▸ **Written task**: From the first line of the listing below to the line with "const DARK: Record<string, string>", print each line exactly, and nothing more. Leave out the pictures.

▸ **Material**:
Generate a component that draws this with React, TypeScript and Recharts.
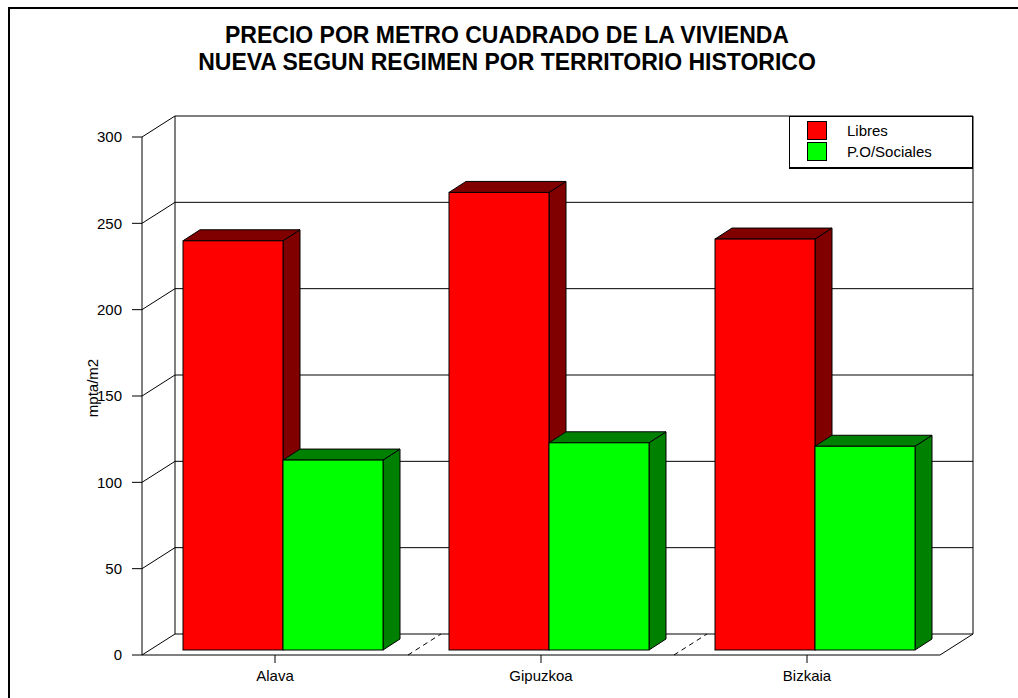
import React from 'react';
import { BarChart, Bar, XAxis, YAxis, CartesianGrid, Legend } from 'recharts';

// ---- data ----
const categories = ['Alava', 'Gipuzkoa', 'Bizkaia'];
const libresValues = [237, 265, 238];
const socialesValues = [110, 120, 118];
const yTicks = [0, 50, 100, 150, 200, 250, 300];
const seriesNames = ['Libres', 'P.O/Sociales'];
const titleLines = [
  'PRECIO POR METRO CUADRADO DE LA VIVIENDA',
  'NUEVA SEGUN REGIMEN POR TERRITORIO HISTORICO',
];
const yAxisTitle = 'mpta/m2';

const data = categories.map((c, i) => ({
  name: c,
  libres: libresValues[i],
  sociales: socialesValues[i],
}));

// ---- layout / style ----
const W = 1018;
const H = 698;
const PLOT_LEFT = 150;
const PLOT_RIGHT = 948;
const PLOT_TOP = 132;
const XAXIS_H = 48;
const PLOT_BOTTOM = H - XAXIS_H;
const FRONT_DX = -8;
const FRONT_DY = 5;
const BACK_DX = 25;
const BACK_DY = -16;
const BAR_DX = 17;
const BAR_DY = -11;
const FONT = '"Liberation Sans", Arial, Helvetica, sans-serif';
const DARK: Record<string, string> = { '#FF0000': '#800000', '#00FF00': '#008000' };

const renderGridLine = (p: any) => {
  const { x1, x2, y1 } = p;
  const fy = y1 + FRONT_DY;
  const by = y1 + BACK_DY;
  const fxL = x1 + FRONT_DX;
  const fxR = x2 + FRONT_DX;
  const bxL = x1 + BACK_DX;
  const bxR = x2 + BACK_DX;
  const isFloor = Math.abs(y1 - PLOT_BOTTOM) < 0.5;
  const topBack = PLOT_TOP + BACK_DY;
  const topFront = PLOT_TOP + FRONT_DY;
  return (
    <g key={p.key ?? `g-${y1}`} stroke="#000" strokeWidth={1} fill="none">
      <line x1={fxL} y1={fy} x2={bxL} y2={by} />
      <line x1={bxL} y1={by} x2={bxR} y2={by} />
      {isFloor && (
        <>
          <line x1={fxL} y1={fy} x2={fxR} y2={fy} />
          <line x1={fxR} y1={fy} x2={bxR} y2={by} />
          <line x1={bxL} y1={by} x2={bxL} y2={topBack} />
          <line x1={bxR} y1={by} x2={bxR} y2={topBack} />
          <line x1={fxL} y1={fy} x2={fxL} y2={topFront} />
        </>
      )}
    </g>
  );
};

const Bar3D = (p: any) => {
  const { x, y, width, height, fill } = p;
  if (width == null || height == null) return null;
  const dark = DARK[fill] || '#444';
  const top = `${x},${y} ${x + BAR_DX},${y + BAR_DY} ${x + width + BAR_DX},${y + BAR_DY} ${x + width},${y}`;
  const side = `${x + width},${y} ${x + width + BAR_DX},${y + BAR_DY} ${x + width + BAR_DX},${y + height + BAR_DY} ${x + width},${y + height}`;
  return (
    <g stroke="#000" strokeWidth={1} strokeLinejoin="miter">
      <polygon points={side} fill={dark} />
      <polygon points={top} fill={dark} />
      <rect x={x} y={y} width={width} height={height} fill={fill} />
    </g>
  );
};

const XTick = (p: any) => {
  const { x, payload, index } = p;
  const fx = x + FRONT_DX;
  const fy = PLOT_BOTTOM + FRONT_DY;
  const band = (PLOT_RIGHT - PLOT_LEFT) / categories.length;
  const bx = x + band / 2;
  return (
    <g>
      <line x1={fx} y1={fy} x2={fx} y2={fy + 8} stroke="#000" />
      <text x={fx} y={fy + 26} textAnchor="middle" fontSize={15} fontFamily={FONT} fill="#000">
        {payload.value}
      </text>
      {index < categories.length - 1 && (
        <line
          x1={bx + FRONT_DX}
          y1={fy}
          x2={bx + BACK_DX}
          y2={PLOT_BOTTOM + BACK_DY}
          stroke="#000"
          strokeDasharray="5 4"
        />
      )}
    </g>
  );
};

const YTick = (p: any) => {
  const { y, payload } = p;
  const fy = y + FRONT_DY;
  const fx = PLOT_LEFT + FRONT_DX;
  return (
    <g>
      <line x1={fx - 10} y1={fy} x2={fx} y2={fy} stroke="#000" />
      <text x={fx - 20} y={fy} dy="0.36em" textAnchor="end" fontSize={15} fontFamily={FONT} fill="#000">
        {payload.value}
      </text>
    </g>
  );
};

const YLabel = () => (
  <text
    transform={`translate(93, 388) rotate(-90)`}
    textAnchor="middle"
    dy="0.36em"
    fontSize={15}
    fontFamily={FONT}
    fill="#000"
  >
    {yAxisTitle}
  </text>
);

const LegendBox = (props: any) => {
  const payload = props.payload || [];
  return (
    <div
      style={{
        position: 'relative',
        width: 184,
        height: 53,
        boxSizing: 'border-box',
        border: '1px solid #000',
        borderBottomWidth: 2,
        background: '#fff',
        fontFamily: FONT,
        fontSize: 15,
      }}
    >
      {payload.map((item: any, i: number) => (
        <div key={i} style={{ position: 'absolute', left: 17, top: 4 + i * 21, height: 19, display: 'flex', alignItems: 'center' }}>
          <div style={{ width: 20, height: 19, boxSizing: 'border-box', border: '1px solid #000', background: item.color }} />
          <span style={{ marginLeft: 20, lineHeight: '19px', color: '#000' }}>{item.value}</span>
        </div>
      ))}
    </div>
  );
};

export default function App() {
  return (
    <div
      style={{
        position: 'absolute',
        left: 0,
        top: 0,
        width: W,
        height: H,
        overflow: 'hidden',
        background: '#fff',
        fontFamily: FONT,
      }}
    >
      <div
        style={{
          position: 'absolute',
          left: 8,
          top: 7,
          width: 1200,
          height: 900,
          borderTop: '2px solid #000',
          borderLeft: '2px solid #000',
        }}
      />
      <svg style={{ position: 'absolute', left: 0, top: 0 }} width={W} height={H}>
        {titleLines.map((t, i) => (
          <text
            key={i}
            x={507}
            y={43 + i * 27}
            textAnchor="middle"
            fontSize={23}
            fontWeight="bold"
            fontFamily={FONT}
            fill="#000"
          >
            {t}
          </text>
        ))}
      </svg>
      <div style={{ position: 'absolute', left: 0, top: 0 }}>
        <BarChart
          width={W}
          height={H}
          data={data}
          margin={{ top: PLOT_TOP, right: W - PLOT_RIGHT, bottom: 0, left: 0 }}
          barSize={100}
          barGap={0}
        >
          <CartesianGrid vertical={false} horizontal={renderGridLine} stroke="#000" />
          <XAxis
            dataKey="name"
            height={XAXIS_H}
            axisLine={false}
            tickLine={false}
            tick={<XTick />}
            interval={0}
          />
          <YAxis
            type="number"
            domain={[0, 300]}
            ticks={yTicks}
            interval={0}
            width={PLOT_LEFT}
            axisLine={false}
            tickLine={false}
            tick={<YTick />}
            label={{ content: () => <YLabel /> }}
          />
          <Legend
            layout="vertical"
            verticalAlign="middle"
            align="center"
            content={<LegendBox />}
            wrapperStyle={{ left: 789, top: 116, width: 184, height: 53 }}
          />
          <Bar dataKey="libres" name={seriesNames[0]} fill="#FF0000" shape={Bar3D} isAnimationActive={false} />
          <Bar dataKey="sociales" name={seriesNames[1]} fill="#00FF00" shape={Bar3D} isAnimationActive={false} />
        </BarChart>
      </div>
    </div>
  );
}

▸ **The answer**:
Generate a component that draws this with React, TypeScript and Recharts.
import React from 'react';
import { BarChart, Bar, XAxis, YAxis, CartesianGrid, Legend } from 'recharts';

// ---- data ----
const categories = ['Alava', 'Gipuzkoa', 'Bizkaia'];
const libresValues = [237, 265, 238];
const socialesValues = [110, 120, 118];
const yTicks = [0, 50, 100, 150, 200, 250, 300];
const seriesNames = ['Libres', 'P.O/Sociales'];
const titleLines = [
  'PRECIO POR METRO CUADRADO DE LA VIVIENDA',
  'NUEVA SEGUN REGIMEN POR TERRITORIO HISTORICO',
];
const yAxisTitle = 'mpta/m2';

const data = categories.map((c, i) => ({
  name: c,
  libres: libresValues[i],
  sociales: socialesValues[i],
}));

// ---- layout / style ----
const W = 1018;
const H = 698;
const PLOT_LEFT = 150;
const PLOT_RIGHT = 948;
const PLOT_TOP = 132;
const XAXIS_H = 48;
const PLOT_BOTTOM = H - XAXIS_H;
const FRONT_DX = -8;
const FRONT_DY = 5;
const BACK_DX = 25;
const BACK_DY = -16;
const BAR_DX = 17;
const BAR_DY = -11;
const FONT = '"Liberation Sans", Arial, Helvetica, sans-serif';
const DARK: Record<string, string> = { '#FF0000': '#800000', '#00FF00': '#008000' };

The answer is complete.